Red Pepper Jelly

Red Pepper Jelly


We love red pepper jelly served with hard Italian cheese such as Parmigiano Reggiano. In the south, it is often seen served over a block of creme cheese at Christmas time. I could eat this on chicken or pork too. Since it is so diverse, I decided to make some of my own. This is the recipe I used.

If you like it very hot adjust the jalapeno and red pepper flake amounts.

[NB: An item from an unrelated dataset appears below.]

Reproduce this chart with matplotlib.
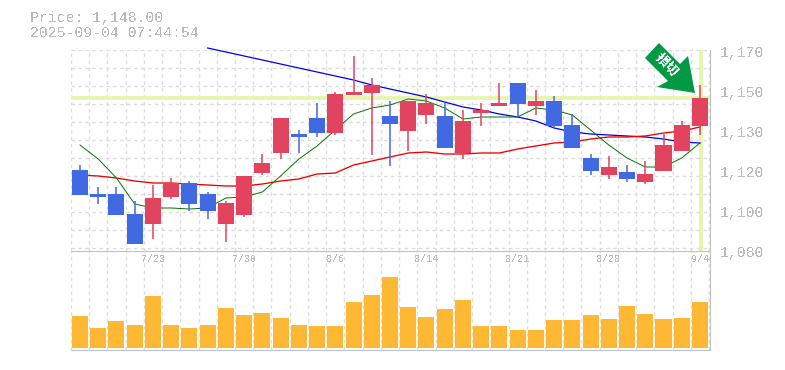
# -*- coding: utf-8 -*-
import matplotlib
matplotlib.use('Agg')
import matplotlib.pyplot as plt
from matplotlib.patches import Polygon

plt.rcParams['font.family'] = ['Liberation Mono', 'Noto Sans CJK JP', 'DejaVu Sans']
plt.rcParams['text.antialiased'] = False

# daily candles
opens = [1112, 1100, 1100, 1090, 1085, 1098.5, 1105.5, 1100, 1085, 1089.5, 1110.5, 1120.5,
         1130, 1138, 1130.5, 1149.5, 1150.5, 1139, 1131.5, 1139.5, 1139, 1120.5, 1140.5, 1144,
         1155.5, 1144, 1146.5, 1134.5, 1118, 1109.5, 1111, 1106, 1111.5, 1121.5, 1134]
closes = [1099.5, 1098.5, 1089.5, 1075, 1098, 1105.5, 1095, 1091.5, 1095.5, 1109, 1115.5, 1138,
          1128.5, 1130.5, 1150, 1151, 1154.5, 1135, 1146.5, 1145.5, 1123, 1136.5, 1142, 1145.5,
          1145, 1146.5, 1134, 1123, 1111.5, 1113.5, 1107.5, 1110, 1124.5, 1134.5, 1148]
highs = [1114.5, 1103.5, 1103.5, 1096.5, 1104.5, 1108, 1106.5, 1101, 1096.5, 1109, 1120, 1138,
         1132, 1145.5, 1151, 1169, 1158, 1146.5, 1146.5, 1150, 1145.5, 1142, 1145.5, 1155.5,
         1155.5, 1152, 1149, 1140, 1120, 1119, 1114.5, 1116.5, 1130, 1136.5, 1154.5]
lows = [1099.5, 1095, 1089.5, 1075, 1077.5, 1097.5, 1091.5, 1087.5, 1076, 1088.5, 1109.5, 1117.5,
        1120.5, 1128.5, 1129.5, 1149.5, 1119.5, 1114, 1121.5, 1135, 1123, 1117.5, 1134, 1144,
        1138.5, 1139.5, 1133, 1123, 1109.5, 1107.5, 1106, 1105, 1111.5, 1121.5, 1129.5]
volumes = [32, 20, 27, 23, 52, 23, 20, 23, 40, 33, 35, 30, 23, 22, 22, 46, 53, 71,
           41, 31, 39, 48, 22, 22, 18, 18, 28, 28, 33, 29, 42, 34, 29, 30, 46]

ma_short = [1124.5, 1117.5, 1108, 1095, 1093, 1093, 1092.5, 1093, 1098, 1098.5, 1101, 1109,
            1117.5, 1124, 1132, 1140, 1143, 1144.5, 1147.5, 1146.5, 1143, 1137.5, 1138.5, 1138.5,
            1138.5, 1143, 1142, 1139.5, 1132, 1124.5, 1118, 1113.5, 1113.5, 1118, 1125.5]
ma_mid = [1109.5, 1109, 1108, 1106.5, 1105.5, 1105.5, 1105, 1104.5, 1104, 1104, 1105, 1106.5,
          1107.5, 1110, 1110.5, 1114.5, 1116.5, 1118.5, 1120.5, 1121, 1120, 1120, 1120.5, 1120.5,
          1122.5, 1124, 1125.5, 1126, 1127.5, 1128.5, 1128.5, 1129, 1130.5, 1131.5, 1133.5]
trend_idx = list(range(7, 35))
trend = [1173, 1171, 1169, 1167, 1165, 1163, 1161, 1159, 1157, 1154.5, 1152.5, 1150.5, 1148.5,
         1146, 1143.5, 1142, 1140, 1138.5, 1136.5, 1133, 1131, 1130, 1129.5, 1129, 1128.5,
         1127.5, 1126, 1125.5]

date_idx = [4, 9, 14, 19, 24, 29, 34]
date_labels = ['7/23', '7/30', '8/6', '8/14', '8/21', '8/28', '9/4']
price_labels = ['1,170', '1,150', '1,130', '1,120', '1,100', '1,080']
last_price = 1148
x = list(range(len(opens)))

W, H = 785, 370
fig = plt.figure(figsize=(W / 100, H / 100), dpi=100)
L, R = 70.5, 710.0
T, M, B = 50.0, 250.5, 350.0
ax = fig.add_axes([L / W, 1 - M / H, (R - L) / W, (M - T) / H])
ax2 = fig.add_axes([L / W, 1 - B / H, (R - L) / W, (B - M) / H])

pitch = 18.235
xlim = ((L - 80) / pitch, (R - 80) / pitch)
GRAY = '#c0c0c0'
GRID = '#dcdcdc'
TXT = '#bababa'
grid_x = [i - 0.5 for i in range(0, 36)]

for a in (ax, ax2):
    a.set_xlim(*xlim)
    a.set_facecolor('none')
    a.tick_params(length=0)
    for s in a.spines.values():
        s.set_visible(False)
    a.set_xticks(grid_x)
    a.set_xticklabels([])
    a.grid(True, axis='x', color=GRID, lw=1, ls=(0, (2.5, 2.5)))
    a.set_axisbelow(True)

# price scale: 2 px per yen with the 1,148 line at y=98
ax.set_ylim(1197 - M / 2, 1197 - T / 2)
ax.set_yticks([1172 - 9.0 * i for i in range(0, 12)])
ax.set_yticklabels([])
ax.grid(True, axis='y', color=GRID, lw=1, ls=(0, (2.5, 2.5)))
ax2.set_ylim(-2, 97.5)
ax2.set_yticks([])

# highlight of the last price and last day
ax.axhline(last_price, color='#e5f5a9', lw=2.6, zorder=1)
ax.axvline(34.05, color='#e5f5a9', lw=2.6, zorder=1)

# moving averages sit under the candles
ax.plot(trend_idx, trend, color='#0000ee', lw=0.9, zorder=2, clip_on=False)
ax.plot(x, ma_mid, color='#ee0000', lw=0.95, zorder=2)
ax.plot(x, ma_short, color='#007700', lw=0.7, zorder=2)

for i in x:
    c = '#e2435f' if closes[i] >= opens[i] else '#4169e1'
    ax.vlines(i, lows[i], highs[i], color=c, lw=1.1, zorder=3)
    ax.bar(i, abs(closes[i] - opens[i]), bottom=min(opens[i], closes[i]), width=0.88, color=c, zorder=3)

ax2.bar(x, volumes, width=0.88, color='#ffb833', zorder=3)

# frame: right of both panels, the divider, the bottom
for a in (ax, ax2):
    for side in ('bottom', 'right'):
        a.spines[side].set_visible(True)
        a.spines[side].set_color(GRAY)

for i, lab in zip(date_idx, date_labels):
    ax2.text(i, 88.5, lab, ha='center', va='center', color=TXT, fontsize=7.2, zorder=4)

tick_ys = [53, 93, 133, 173, 213, 253]
for yy, lab in zip(tick_ys, price_labels):
    fig.text(720 / W, 1 - yy / H, lab, ha='left', va='center', color=TXT, fontsize=10.7)

fig.text(30 / W, 1 - 18 / H, 'Price: 1,148.00', ha='left', va='center', color=TXT, fontsize=10.7)
fig.text(30 / W, 1 - 33 / H, '2025-09-04 07:44:54', ha='left', va='center', color=TXT, fontsize=10.7)

# green signal arrow in figure pixels
arrow_px = [(659, 43), (645, 58), (668, 81), (657, 87), (695, 93), (688, 56), (680, 64)]
fig.add_artist(Polygon([(px / W, 1 - py / H) for px, py in arrow_px], closed=True,
                       transform=fig.transFigure, facecolor='#009944', edgecolor='none', zorder=5))
fig.text(666 / W, 1 - 65 / H, '損切', rotation=-45, ha='center', va='center', color='white',
         fontsize=9.5, fontweight='bold', rotation_mode='anchor', zorder=6)

fig.savefig('out.png', dpi=100)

  • 2 Cups of Sweet Red Bell Red Peppers
  • 1 Cup of Green Bell Pepper
  • 1 -2 Jalapeno Peppers
  • 3 Tablespoons of Red Pepper Flakes
  • 1 and 1/2 Cups of Apple Cider Vinegar
  • 6  and 1/2 Cups of Sugar
  • 1.75 to 2 Ounces of Dry Pectin


  1. When preserving foods the jars and all the equipment used in the process need to be sterilized.  This is very important so that you do not make anyone sick. Process the canning jars according to the manufacturer’s suggestion.   If you are not sure how to do this check Ball’s official website for instructions.  They also have ideas for and recipes for canning.
  2. Remove stems, seeds, and pith, from the peppers. (some recipes say to leave the pith on, I did not since I find the pith bitter and did not want to add a bitter taste to my jelly.) Use gloves when working the hot peppers and be careful not to touch your eyes.
  3. Using the food processor place all the peppers and pulse until they are tiny bits. You may need to scrape the sides down to get any chunks missed by the blades.
  4. Add to a non-reactive stockpot, the vinegar, sugar, peppers, and pectin. Bring it to a rolling boil quickly over high heat, stirring constantly, then reduce and let it boil 1 -3 minutes more.  Keep a careful watch over it as it will foam up. It is normal that it foam, just lift it away from the heat to an unused burner. If you still have foaminess when it stops boiling simply scrape the foam off and toss that part in the sink.
  5. Fill the dry, sterilized, still-warm jelly-jars (never cold) with the mixture. Using a wide-mouth funnel is recommended, but if you use a ladle directly be very careful this is extremely hot melted sugar and will stick to your skin and can severely burn you. Leave a 1/4 inch space at the top of the jar for air.
  6. Seal immediately with the metal lids and screw on the bands. Banks should be well secured but do not tighten strongly.
  7. Place all the filled jars back into a pot of boiling water. (If you used the boiling method to sterilize your jars you can use that same pot and water).
  8. If you are using a canning rack (recommended)lower jars into the water. I used the Secure-Grip Jar Lifter since my jars were small.
  9. Keep water level and inch above the jars. Bring back to a rolling boil for 10 minutes.
  10. Remove from the water once safe to do without getting burned by steam or hot water, by lifting out the rack or using the Secure- Grip Jar Lifter. Remove any residual water from the jars and set aside to cool.
  11. Once cooled the tops of the lids should not flex up or down when pressed in the center and you should see a dimple in the lid. You may even hear a pop of the lid as it cools, that is good!
  12. If you don’t see this dimple or you feel flexibility on a jar lid or two, all is not lost, simply put those jars into the fridge and eat within a few weeks. The food is good, just not fit for dry storage.


As a side note: I understand several factors can change how pectin reacts therefore if you have any problems with it setting-up properly don’t worry. You can reboil it and add more pectin and sugar to firm it up. If your jelly is too stiff, you can dilute it and use it as a glaze.